In grade school, Wahl was told by a teacher that he wasn’t good at art because he drew too fast and didn’t stay inside the lines. This unfortunate comment prompted him to give up on a pursuit that brought him great joy as a youngster. Nearly two decades later he rediscovered that passion while fighting through bankruptcy and the loss of his business.
Wahl pointed out that sometimes finding your true passion means drawing outside the lines and opening your mind to those possibilities that seem impossible. It’s easy to fall into the trap of closed thinking, even for artists.

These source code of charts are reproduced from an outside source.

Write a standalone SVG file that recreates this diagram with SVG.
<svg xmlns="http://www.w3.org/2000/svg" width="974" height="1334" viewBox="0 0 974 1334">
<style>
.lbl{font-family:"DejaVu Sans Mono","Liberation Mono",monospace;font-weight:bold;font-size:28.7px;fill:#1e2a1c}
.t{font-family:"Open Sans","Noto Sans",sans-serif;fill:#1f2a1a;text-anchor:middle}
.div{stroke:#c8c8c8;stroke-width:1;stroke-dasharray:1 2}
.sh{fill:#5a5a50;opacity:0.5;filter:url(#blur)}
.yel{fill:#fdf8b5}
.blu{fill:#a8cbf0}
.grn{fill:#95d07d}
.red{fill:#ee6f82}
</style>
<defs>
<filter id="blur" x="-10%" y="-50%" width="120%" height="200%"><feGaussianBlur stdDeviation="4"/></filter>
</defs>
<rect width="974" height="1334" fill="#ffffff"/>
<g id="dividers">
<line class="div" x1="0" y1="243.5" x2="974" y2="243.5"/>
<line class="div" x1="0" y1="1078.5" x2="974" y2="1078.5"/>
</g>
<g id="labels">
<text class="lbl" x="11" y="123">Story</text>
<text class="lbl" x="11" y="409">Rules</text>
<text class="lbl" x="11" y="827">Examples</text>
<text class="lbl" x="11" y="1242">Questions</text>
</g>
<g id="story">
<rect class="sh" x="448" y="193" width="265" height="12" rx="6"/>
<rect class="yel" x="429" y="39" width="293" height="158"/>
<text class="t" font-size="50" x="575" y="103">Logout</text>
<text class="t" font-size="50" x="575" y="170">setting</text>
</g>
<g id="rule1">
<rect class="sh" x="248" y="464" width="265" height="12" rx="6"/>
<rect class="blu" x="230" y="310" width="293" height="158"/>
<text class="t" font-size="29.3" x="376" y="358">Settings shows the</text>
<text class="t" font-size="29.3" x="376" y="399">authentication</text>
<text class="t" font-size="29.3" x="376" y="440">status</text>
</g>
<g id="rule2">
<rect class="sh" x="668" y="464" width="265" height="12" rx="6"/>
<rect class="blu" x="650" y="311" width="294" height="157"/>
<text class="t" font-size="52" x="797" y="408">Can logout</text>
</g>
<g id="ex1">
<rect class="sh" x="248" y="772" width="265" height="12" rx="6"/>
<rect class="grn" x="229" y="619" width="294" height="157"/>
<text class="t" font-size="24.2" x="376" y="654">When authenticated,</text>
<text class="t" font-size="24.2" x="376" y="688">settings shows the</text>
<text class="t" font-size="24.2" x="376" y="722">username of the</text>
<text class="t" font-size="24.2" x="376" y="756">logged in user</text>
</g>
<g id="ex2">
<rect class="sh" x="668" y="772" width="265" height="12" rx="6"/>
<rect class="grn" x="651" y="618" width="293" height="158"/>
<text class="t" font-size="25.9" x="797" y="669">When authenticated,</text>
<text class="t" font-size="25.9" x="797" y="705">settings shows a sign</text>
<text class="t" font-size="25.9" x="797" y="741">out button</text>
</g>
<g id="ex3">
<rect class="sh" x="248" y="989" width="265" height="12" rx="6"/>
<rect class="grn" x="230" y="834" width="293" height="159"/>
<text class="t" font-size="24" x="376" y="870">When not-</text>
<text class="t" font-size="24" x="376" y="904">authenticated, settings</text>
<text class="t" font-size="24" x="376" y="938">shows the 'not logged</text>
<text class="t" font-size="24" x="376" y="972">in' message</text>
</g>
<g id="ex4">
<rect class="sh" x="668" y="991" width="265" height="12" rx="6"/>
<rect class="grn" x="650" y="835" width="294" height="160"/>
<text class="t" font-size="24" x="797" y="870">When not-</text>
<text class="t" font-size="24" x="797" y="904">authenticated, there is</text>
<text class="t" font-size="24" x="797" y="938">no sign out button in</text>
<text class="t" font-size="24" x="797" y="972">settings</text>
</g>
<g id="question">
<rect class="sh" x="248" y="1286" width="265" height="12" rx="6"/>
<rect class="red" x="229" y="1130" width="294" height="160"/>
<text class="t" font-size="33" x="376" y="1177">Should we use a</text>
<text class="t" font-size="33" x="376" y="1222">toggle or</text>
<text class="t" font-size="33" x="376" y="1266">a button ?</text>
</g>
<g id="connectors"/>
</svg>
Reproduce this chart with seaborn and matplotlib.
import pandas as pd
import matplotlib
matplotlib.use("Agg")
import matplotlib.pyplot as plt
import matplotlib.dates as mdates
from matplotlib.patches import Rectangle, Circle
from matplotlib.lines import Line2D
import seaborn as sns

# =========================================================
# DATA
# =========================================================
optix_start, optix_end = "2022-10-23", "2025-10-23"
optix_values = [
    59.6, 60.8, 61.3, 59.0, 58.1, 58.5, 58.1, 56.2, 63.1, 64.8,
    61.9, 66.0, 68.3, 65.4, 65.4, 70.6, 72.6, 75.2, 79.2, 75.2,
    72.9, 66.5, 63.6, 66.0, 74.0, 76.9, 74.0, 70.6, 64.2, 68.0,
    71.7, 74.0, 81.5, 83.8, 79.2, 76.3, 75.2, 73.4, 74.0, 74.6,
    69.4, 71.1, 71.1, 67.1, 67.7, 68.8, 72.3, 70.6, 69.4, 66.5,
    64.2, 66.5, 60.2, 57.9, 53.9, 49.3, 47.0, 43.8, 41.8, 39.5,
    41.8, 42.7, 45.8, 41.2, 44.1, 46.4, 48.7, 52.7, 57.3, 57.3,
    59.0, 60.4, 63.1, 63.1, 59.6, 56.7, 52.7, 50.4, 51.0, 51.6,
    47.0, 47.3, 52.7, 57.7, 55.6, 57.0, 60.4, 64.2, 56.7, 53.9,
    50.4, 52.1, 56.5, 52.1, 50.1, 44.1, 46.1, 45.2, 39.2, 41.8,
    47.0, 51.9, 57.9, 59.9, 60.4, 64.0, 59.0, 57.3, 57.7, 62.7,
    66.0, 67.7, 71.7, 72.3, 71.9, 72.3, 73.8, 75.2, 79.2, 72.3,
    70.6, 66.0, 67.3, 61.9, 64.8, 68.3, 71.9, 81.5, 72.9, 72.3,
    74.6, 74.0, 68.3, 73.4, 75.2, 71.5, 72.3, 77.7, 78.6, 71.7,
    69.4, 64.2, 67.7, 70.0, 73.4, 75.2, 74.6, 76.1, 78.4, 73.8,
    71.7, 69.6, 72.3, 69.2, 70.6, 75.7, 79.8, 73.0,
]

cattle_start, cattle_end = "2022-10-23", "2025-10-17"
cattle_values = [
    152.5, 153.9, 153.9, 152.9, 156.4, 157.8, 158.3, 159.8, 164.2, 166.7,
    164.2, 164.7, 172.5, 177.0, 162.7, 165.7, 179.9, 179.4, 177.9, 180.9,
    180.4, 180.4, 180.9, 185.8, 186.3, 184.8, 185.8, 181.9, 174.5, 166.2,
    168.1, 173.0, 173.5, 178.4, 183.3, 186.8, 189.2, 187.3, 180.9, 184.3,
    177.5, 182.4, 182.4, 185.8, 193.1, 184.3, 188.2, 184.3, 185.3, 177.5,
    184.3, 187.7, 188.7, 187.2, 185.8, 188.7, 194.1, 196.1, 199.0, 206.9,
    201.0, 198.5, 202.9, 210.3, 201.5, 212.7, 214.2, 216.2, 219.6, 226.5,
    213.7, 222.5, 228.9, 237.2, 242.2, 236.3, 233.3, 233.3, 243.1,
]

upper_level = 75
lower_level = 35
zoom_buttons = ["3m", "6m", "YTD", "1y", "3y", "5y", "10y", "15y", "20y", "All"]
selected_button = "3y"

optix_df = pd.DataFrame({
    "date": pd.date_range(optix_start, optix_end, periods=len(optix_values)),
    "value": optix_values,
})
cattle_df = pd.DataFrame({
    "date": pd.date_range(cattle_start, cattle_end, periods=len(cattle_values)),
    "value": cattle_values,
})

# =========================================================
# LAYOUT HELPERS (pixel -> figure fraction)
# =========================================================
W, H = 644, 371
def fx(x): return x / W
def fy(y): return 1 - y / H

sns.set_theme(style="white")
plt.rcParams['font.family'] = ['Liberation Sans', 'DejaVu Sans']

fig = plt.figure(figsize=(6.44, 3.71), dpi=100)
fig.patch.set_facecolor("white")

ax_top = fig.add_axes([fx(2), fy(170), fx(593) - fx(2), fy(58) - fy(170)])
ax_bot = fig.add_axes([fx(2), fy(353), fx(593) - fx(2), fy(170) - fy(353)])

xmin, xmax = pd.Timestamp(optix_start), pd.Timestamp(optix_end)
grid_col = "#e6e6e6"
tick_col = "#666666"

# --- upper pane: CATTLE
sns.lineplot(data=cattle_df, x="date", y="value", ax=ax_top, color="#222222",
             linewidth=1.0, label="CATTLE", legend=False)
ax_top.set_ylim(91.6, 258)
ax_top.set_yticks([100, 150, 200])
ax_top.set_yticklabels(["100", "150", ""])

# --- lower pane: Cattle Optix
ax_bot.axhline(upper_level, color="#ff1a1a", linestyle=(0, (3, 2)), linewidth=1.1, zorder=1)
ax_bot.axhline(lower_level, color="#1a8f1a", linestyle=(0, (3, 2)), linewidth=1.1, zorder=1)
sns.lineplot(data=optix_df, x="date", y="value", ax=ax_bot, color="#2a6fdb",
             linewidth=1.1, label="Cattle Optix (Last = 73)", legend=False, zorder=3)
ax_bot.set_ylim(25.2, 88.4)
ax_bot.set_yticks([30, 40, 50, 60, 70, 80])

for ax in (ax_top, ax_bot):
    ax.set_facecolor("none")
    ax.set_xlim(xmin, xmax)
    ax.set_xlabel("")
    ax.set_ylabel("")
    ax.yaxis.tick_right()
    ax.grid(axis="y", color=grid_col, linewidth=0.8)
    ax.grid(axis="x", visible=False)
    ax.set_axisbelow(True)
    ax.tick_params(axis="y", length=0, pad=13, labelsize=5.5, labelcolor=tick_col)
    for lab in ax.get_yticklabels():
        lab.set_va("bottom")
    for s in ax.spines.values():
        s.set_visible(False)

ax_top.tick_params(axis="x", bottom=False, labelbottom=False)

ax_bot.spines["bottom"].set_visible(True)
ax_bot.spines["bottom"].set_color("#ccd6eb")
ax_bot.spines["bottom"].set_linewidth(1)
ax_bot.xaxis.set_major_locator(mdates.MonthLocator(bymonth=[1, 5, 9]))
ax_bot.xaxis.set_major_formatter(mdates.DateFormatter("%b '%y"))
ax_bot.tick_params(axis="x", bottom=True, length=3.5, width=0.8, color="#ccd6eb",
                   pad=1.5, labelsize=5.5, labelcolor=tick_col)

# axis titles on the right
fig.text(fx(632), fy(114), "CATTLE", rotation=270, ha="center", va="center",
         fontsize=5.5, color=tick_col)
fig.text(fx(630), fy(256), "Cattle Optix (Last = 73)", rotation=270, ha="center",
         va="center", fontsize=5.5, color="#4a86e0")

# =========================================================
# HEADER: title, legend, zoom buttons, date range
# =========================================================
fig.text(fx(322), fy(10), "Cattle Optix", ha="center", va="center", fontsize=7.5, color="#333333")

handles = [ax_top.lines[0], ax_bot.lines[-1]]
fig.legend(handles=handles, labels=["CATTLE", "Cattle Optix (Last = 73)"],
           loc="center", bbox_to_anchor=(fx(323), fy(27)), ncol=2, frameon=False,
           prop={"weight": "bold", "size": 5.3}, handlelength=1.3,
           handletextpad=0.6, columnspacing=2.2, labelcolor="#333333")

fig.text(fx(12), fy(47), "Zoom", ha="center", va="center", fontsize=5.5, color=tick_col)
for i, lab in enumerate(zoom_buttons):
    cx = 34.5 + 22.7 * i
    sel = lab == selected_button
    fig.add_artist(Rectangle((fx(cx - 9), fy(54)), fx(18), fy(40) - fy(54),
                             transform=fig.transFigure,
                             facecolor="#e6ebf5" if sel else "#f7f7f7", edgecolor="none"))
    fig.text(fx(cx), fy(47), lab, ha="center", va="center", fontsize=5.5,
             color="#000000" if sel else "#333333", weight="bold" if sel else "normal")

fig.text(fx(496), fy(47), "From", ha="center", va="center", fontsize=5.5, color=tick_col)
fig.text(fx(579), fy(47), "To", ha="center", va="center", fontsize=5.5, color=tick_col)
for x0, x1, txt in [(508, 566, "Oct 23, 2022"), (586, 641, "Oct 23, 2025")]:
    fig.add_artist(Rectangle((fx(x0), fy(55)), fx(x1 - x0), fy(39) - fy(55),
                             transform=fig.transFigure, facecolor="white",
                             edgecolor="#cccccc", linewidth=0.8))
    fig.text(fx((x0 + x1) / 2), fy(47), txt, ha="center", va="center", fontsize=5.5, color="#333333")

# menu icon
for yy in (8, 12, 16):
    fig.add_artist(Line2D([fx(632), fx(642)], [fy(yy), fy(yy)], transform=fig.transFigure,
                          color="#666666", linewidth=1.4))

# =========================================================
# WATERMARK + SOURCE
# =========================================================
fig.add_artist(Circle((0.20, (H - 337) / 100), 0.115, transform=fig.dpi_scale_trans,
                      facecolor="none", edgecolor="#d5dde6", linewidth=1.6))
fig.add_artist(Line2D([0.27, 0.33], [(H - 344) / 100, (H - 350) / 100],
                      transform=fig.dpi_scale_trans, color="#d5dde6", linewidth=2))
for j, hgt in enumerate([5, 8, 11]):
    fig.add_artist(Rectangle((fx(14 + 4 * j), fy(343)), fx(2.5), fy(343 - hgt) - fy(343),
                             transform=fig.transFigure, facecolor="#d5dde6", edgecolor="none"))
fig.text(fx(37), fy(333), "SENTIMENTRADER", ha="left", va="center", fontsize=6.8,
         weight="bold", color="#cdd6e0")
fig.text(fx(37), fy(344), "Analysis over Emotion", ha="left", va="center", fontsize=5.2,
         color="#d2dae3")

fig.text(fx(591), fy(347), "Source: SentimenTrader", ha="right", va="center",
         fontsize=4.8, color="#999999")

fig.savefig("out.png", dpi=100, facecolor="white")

In order to push forward, we must be mindful of the self-imposed limitations we create for ourselves. No doubt, this is something these entrepreneurs excel at, but we can all use a reminder. While drawing an upside down portrait of Albert Einstein, he encouraged entrepreneurs to “twist the landscape and unthink.”
End Corporate Speak
Moghadam said, “If you want to capture the hearts and minds of people, you need to be clear and concise.” His frustration with corporate speak stems from the fact that he claims too many people in business overuse qualifiers and tend to avoid having real conversations.
He says employers and workers can benefit more from being more honest and open in their workplace conversations. He encourages managers and executives to set the right tone and stop any corporate speak when it starts to creep into a conversation. “The ultimate sign of respect is to be transparent” he says, and corporate speak is anything but transparent.